Everything from the first line of the data through the line with "cursor_y = 29.0" is to be echoed exactly, minus the pictures.

-- start of Material provided --

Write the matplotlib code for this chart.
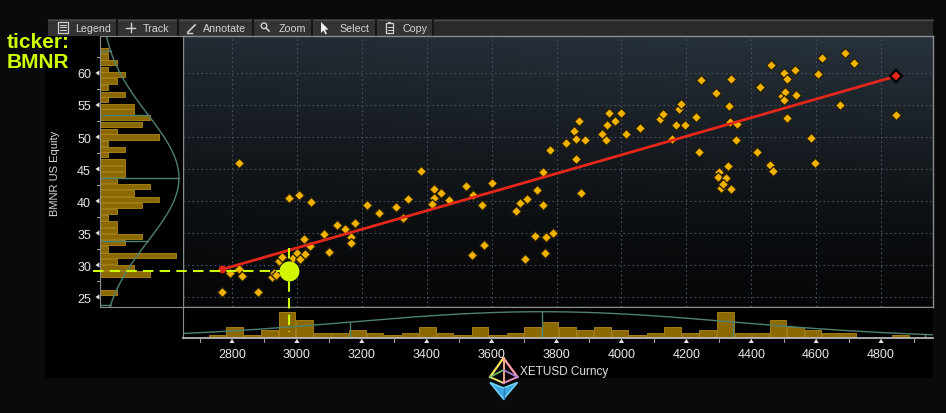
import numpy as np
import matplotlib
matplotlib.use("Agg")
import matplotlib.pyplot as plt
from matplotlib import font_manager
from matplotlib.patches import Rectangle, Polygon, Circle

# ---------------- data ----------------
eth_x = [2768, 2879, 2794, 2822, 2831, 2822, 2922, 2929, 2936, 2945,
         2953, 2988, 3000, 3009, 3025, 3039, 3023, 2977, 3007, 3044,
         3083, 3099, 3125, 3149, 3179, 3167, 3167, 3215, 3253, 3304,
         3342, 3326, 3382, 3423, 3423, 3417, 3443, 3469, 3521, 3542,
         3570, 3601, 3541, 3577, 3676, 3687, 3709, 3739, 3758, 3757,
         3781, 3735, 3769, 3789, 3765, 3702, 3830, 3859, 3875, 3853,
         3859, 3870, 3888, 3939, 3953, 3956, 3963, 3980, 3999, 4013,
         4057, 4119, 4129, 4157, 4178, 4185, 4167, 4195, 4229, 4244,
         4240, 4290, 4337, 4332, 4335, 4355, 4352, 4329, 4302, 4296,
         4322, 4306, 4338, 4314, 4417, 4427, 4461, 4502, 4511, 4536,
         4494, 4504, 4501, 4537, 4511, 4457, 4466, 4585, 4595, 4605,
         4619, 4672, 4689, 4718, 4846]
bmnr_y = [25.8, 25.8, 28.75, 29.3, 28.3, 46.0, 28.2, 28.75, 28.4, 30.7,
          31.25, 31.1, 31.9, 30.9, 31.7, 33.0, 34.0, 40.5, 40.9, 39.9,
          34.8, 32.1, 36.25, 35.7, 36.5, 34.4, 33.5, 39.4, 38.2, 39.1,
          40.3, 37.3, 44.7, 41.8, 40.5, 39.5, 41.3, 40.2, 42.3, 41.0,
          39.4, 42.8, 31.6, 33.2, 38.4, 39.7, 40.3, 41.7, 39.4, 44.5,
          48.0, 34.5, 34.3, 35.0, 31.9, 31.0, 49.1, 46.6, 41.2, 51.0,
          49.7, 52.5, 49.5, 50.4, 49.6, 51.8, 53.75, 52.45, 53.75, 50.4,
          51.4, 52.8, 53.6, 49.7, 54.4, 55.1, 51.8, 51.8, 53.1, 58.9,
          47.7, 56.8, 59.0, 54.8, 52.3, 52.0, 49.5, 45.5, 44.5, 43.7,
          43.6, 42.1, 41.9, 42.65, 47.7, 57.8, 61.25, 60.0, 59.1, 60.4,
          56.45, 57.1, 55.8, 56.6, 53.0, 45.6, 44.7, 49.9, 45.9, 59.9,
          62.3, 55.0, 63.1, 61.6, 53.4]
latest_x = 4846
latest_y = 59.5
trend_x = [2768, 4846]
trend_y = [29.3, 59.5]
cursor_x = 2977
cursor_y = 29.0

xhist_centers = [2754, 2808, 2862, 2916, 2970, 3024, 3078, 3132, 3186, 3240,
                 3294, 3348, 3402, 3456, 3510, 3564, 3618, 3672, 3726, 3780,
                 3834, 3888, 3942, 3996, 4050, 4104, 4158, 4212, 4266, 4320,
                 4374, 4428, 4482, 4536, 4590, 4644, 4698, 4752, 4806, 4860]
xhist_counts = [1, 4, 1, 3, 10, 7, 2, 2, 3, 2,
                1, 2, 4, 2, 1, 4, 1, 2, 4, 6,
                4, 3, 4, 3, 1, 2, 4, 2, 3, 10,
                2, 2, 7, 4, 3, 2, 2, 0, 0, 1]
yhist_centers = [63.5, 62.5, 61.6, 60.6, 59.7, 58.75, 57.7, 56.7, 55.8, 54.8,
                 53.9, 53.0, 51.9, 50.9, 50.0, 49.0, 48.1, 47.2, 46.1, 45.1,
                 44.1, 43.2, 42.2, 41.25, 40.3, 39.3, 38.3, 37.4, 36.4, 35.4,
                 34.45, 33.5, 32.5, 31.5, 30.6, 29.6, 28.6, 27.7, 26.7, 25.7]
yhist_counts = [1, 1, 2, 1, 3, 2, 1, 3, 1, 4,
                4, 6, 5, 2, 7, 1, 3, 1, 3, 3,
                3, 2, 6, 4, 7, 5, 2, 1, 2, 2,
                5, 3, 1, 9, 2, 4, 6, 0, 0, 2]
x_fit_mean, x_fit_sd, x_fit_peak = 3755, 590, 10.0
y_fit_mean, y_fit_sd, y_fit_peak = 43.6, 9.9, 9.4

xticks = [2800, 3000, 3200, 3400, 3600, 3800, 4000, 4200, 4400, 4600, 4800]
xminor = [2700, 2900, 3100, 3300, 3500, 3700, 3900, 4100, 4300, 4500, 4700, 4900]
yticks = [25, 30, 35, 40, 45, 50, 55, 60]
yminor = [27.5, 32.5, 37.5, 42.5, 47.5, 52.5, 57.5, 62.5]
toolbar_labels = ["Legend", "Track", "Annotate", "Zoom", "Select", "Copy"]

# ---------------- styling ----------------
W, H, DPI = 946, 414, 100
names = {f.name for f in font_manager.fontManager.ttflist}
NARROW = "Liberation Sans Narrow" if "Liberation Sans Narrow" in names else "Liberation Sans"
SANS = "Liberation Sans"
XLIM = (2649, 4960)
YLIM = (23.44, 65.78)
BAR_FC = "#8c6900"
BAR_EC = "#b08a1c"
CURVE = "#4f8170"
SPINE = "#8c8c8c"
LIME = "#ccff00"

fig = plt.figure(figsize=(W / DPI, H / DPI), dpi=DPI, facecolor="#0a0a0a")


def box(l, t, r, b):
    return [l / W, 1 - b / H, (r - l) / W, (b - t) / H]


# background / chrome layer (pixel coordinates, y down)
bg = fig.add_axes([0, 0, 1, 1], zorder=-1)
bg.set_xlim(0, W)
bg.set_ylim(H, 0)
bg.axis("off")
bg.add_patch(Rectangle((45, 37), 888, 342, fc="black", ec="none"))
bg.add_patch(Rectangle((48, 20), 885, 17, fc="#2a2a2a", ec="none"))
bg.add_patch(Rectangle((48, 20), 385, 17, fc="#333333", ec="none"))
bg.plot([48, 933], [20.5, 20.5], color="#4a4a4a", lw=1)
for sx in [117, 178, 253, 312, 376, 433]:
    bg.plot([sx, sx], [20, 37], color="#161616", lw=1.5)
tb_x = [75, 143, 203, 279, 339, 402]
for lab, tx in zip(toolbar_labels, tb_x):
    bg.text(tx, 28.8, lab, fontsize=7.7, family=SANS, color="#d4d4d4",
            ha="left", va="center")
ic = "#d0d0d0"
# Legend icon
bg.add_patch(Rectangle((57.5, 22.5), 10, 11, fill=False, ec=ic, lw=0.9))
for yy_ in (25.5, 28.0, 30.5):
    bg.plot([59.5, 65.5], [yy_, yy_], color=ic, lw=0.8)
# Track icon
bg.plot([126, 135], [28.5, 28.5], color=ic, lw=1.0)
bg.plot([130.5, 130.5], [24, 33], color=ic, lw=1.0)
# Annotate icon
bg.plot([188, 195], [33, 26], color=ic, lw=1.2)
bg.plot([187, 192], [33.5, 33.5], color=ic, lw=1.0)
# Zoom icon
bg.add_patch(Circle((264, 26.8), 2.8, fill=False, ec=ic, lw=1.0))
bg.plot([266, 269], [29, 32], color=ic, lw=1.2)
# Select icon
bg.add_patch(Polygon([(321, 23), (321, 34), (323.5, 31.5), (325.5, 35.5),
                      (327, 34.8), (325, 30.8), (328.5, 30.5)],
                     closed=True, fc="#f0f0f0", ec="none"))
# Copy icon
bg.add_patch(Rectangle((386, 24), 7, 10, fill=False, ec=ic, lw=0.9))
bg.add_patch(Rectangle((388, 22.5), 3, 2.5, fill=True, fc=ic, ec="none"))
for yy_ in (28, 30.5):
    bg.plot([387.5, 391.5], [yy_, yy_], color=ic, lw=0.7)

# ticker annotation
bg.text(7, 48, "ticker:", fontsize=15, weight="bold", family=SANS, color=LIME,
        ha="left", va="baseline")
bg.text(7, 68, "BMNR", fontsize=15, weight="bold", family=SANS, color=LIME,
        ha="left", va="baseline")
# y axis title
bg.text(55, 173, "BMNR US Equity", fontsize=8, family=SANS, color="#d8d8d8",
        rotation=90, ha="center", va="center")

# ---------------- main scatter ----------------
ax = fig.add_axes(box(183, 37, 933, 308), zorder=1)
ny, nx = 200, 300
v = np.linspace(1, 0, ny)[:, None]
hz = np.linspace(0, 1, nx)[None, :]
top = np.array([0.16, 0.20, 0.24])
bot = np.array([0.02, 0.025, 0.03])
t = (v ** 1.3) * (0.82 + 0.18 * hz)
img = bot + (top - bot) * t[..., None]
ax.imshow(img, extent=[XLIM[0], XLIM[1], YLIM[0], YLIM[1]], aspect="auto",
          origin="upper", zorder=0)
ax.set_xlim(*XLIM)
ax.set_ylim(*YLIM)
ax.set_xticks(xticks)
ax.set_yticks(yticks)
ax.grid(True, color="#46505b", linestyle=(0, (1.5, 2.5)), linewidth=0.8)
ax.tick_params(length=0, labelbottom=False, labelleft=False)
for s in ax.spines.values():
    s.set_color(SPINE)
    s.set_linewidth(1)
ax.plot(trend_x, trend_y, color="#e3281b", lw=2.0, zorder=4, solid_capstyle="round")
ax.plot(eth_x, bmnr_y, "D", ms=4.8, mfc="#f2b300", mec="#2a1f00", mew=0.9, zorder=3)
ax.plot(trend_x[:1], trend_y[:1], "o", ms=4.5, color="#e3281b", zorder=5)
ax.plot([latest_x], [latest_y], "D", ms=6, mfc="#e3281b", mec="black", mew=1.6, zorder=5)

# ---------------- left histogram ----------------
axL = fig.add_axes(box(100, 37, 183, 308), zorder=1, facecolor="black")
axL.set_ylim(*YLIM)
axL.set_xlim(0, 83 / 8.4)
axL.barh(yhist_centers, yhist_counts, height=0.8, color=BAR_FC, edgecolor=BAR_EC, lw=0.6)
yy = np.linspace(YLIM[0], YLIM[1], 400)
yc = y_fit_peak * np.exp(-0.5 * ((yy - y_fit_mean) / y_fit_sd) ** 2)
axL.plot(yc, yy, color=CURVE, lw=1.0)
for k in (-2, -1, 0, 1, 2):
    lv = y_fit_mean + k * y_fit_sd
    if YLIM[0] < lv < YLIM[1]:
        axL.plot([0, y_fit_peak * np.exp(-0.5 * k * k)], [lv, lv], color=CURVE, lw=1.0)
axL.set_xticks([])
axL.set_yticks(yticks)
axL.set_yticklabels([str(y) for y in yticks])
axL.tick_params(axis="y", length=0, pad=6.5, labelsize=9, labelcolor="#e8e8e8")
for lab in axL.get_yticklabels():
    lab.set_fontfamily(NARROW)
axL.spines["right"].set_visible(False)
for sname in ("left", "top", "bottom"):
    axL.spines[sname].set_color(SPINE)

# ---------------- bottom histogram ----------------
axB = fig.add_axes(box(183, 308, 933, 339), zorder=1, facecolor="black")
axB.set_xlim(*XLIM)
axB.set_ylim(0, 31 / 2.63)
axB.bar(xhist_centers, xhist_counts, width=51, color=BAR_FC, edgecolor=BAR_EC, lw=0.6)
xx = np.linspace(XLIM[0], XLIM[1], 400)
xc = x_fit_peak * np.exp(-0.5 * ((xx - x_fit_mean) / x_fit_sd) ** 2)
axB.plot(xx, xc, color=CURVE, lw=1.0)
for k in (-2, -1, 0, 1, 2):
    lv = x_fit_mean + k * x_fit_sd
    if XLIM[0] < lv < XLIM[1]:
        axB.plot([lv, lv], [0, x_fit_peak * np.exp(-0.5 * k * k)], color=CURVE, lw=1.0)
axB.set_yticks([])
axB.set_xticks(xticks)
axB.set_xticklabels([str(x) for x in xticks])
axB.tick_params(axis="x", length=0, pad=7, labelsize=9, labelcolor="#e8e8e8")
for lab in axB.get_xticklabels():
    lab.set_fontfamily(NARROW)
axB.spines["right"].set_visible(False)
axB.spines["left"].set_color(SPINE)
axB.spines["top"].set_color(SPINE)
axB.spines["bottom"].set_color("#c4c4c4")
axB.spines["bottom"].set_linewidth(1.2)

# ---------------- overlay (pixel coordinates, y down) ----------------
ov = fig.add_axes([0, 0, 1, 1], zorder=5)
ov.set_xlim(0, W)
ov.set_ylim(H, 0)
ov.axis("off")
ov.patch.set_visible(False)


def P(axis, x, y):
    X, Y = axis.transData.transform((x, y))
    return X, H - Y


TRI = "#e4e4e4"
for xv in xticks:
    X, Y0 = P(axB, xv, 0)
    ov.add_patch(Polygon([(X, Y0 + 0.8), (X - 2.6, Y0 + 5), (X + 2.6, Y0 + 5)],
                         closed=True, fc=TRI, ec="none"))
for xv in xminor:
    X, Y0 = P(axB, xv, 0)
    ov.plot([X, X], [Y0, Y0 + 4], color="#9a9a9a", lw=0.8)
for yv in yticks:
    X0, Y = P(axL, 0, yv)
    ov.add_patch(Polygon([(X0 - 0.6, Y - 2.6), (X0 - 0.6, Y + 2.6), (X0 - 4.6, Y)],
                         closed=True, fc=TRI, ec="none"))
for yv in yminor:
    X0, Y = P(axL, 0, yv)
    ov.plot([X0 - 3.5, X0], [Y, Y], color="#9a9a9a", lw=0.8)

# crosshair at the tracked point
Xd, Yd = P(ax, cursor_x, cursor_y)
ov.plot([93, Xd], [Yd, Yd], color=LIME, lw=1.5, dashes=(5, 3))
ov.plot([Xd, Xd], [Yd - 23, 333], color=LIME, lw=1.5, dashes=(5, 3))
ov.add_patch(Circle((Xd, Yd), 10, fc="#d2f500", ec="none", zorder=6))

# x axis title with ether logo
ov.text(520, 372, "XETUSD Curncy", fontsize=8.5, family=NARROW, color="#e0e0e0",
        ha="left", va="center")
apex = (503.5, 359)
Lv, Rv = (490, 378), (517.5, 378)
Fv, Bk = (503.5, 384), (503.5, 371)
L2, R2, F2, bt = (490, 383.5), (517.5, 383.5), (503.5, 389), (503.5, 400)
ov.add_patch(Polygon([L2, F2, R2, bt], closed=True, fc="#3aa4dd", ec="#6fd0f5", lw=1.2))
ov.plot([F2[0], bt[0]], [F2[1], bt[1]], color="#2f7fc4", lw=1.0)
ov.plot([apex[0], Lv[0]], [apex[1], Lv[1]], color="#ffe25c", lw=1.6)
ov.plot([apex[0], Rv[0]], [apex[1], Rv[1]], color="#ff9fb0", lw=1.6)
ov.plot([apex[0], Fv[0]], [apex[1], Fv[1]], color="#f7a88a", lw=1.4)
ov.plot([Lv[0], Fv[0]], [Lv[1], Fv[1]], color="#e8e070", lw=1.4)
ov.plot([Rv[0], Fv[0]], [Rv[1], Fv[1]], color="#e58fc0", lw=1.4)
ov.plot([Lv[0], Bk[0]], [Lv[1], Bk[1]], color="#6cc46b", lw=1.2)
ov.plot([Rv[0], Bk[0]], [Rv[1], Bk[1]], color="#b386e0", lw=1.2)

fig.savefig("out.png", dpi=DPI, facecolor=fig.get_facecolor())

-- end of Material provided --

Problem solution »
Write the matplotlib code for this chart.
import numpy as np
import matplotlib
matplotlib.use("Agg")
import matplotlib.pyplot as plt
from matplotlib import font_manager
from matplotlib.patches import Rectangle, Polygon, Circle

# ---------------- data ----------------
eth_x = [2768, 2879, 2794, 2822, 2831, 2822, 2922, 2929, 2936, 2945,
         2953, 2988, 3000, 3009, 3025, 3039, 3023, 2977, 3007, 3044,
         3083, 3099, 3125, 3149, 3179, 3167, 3167, 3215, 3253, 3304,
         3342, 3326, 3382, 3423, 3423, 3417, 3443, 3469, 3521, 3542,
         3570, 3601, 3541, 3577, 3676, 3687, 3709, 3739, 3758, 3757,
         3781, 3735, 3769, 3789, 3765, 3702, 3830, 3859, 3875, 3853,
         3859, 3870, 3888, 3939, 3953, 3956, 3963, 3980, 3999, 4013,
         4057, 4119, 4129, 4157, 4178, 4185, 4167, 4195, 4229, 4244,
         4240, 4290, 4337, 4332, 4335, 4355, 4352, 4329, 4302, 4296,
         4322, 4306, 4338, 4314, 4417, 4427, 4461, 4502, 4511, 4536,
         4494, 4504, 4501, 4537, 4511, 4457, 4466, 4585, 4595, 4605,
         4619, 4672, 4689, 4718, 4846]
bmnr_y = [25.8, 25.8, 28.75, 29.3, 28.3, 46.0, 28.2, 28.75, 28.4, 30.7,
          31.25, 31.1, 31.9, 30.9, 31.7, 33.0, 34.0, 40.5, 40.9, 39.9,
          34.8, 32.1, 36.25, 35.7, 36.5, 34.4, 33.5, 39.4, 38.2, 39.1,
          40.3, 37.3, 44.7, 41.8, 40.5, 39.5, 41.3, 40.2, 42.3, 41.0,
          39.4, 42.8, 31.6, 33.2, 38.4, 39.7, 40.3, 41.7, 39.4, 44.5,
          48.0, 34.5, 34.3, 35.0, 31.9, 31.0, 49.1, 46.6, 41.2, 51.0,
          49.7, 52.5, 49.5, 50.4, 49.6, 51.8, 53.75, 52.45, 53.75, 50.4,
          51.4, 52.8, 53.6, 49.7, 54.4, 55.1, 51.8, 51.8, 53.1, 58.9,
          47.7, 56.8, 59.0, 54.8, 52.3, 52.0, 49.5, 45.5, 44.5, 43.7,
          43.6, 42.1, 41.9, 42.65, 47.7, 57.8, 61.25, 60.0, 59.1, 60.4,
          56.45, 57.1, 55.8, 56.6, 53.0, 45.6, 44.7, 49.9, 45.9, 59.9,
          62.3, 55.0, 63.1, 61.6, 53.4]
latest_x = 4846
latest_y = 59.5
trend_x = [2768, 4846]
trend_y = [29.3, 59.5]
cursor_x = 2977
cursor_y = 29.0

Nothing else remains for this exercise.